Corporations can avoid high taxes by moving operations elsewhere, and in countries with weaker government, corporations may pressure governments to make decisions in their favour. Accounting, banking, and investment regulations can take a similar direction; countries interested in attracting investment may make their financial institutions laxer for short term political benefits. Many developing countries lack strong financial institutions that are needed for efficient functioning of an economy compared to developed countries. A large flow of capital would put undue stress on these institutions making space for corruption to take place.

Stages of Economic Integration

Economic integration is the unification of economic policies between different countries with the goal of abolishing tariffs and non-tariff restrictions among member nations. The first stage is preferential trading area; here participating countries acts as a trading bloc by reducing tariffs on goods exported by each other. Second stage is free trade area; it is when a region or a group of countries have signed a free trade agreement (FTA) and have agreed to reduce trade barriers.

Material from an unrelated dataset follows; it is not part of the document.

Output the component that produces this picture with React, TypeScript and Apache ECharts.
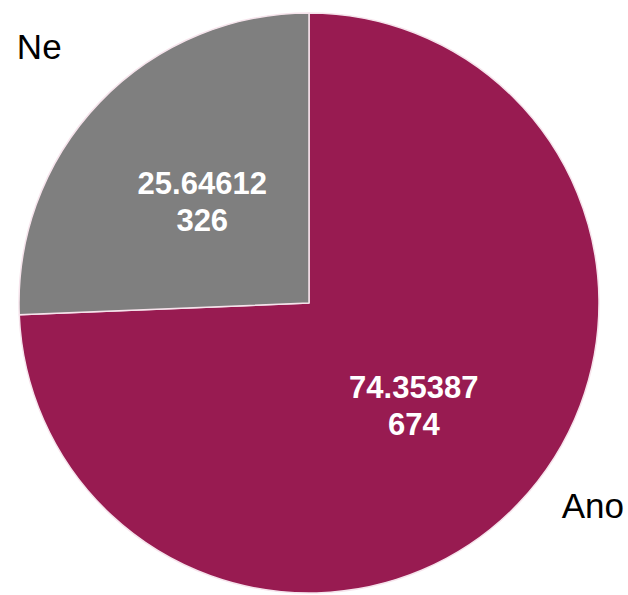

Third stage is customs union; here the trade bloc has implemented a common external tariff against countries that are not inside the union. A good example of a custom union is Mercosur, made up of Latin American countries. Fourth stage is common market; here all barriers to mobility of labour and capital have been eliminated and some form of policy synchronization implemented. The final stage is economic union; here a common economic policy is followed by member nations. European Union is an example of an economic union which uses a common currency and a centralised fiscal policy.

Free Trade in the 21st century

Recent years have seen a wave of nationalism across Europe and North America where candidates that are populist or nationalist, with an anti-globalisation message, seems to gain ground. Following the inauguration of President Donald Trump, USA which was the centre of free trade would adopt more protectionist policies that would isolate themselves from rest of the world. What would this mean for the other countries when the world’s largest economy closes its door to free trade?

For starters, the Trans Pacific Partnership Agreement (TPPA) made during the tenure of President Obama and was waiting to be ratified by the member nations might be put on hold or scrapped altogether. TPPA’s political intention was to maintain US influence in the pacific and counter Chinese influence. Hence it is crucial that TPPA is implemented for the USA to maintain a global dominance. Asian countries may turn towards China or strengthen their own trading blocs like SAARC in South Asia and ASEAN in South-East Asia.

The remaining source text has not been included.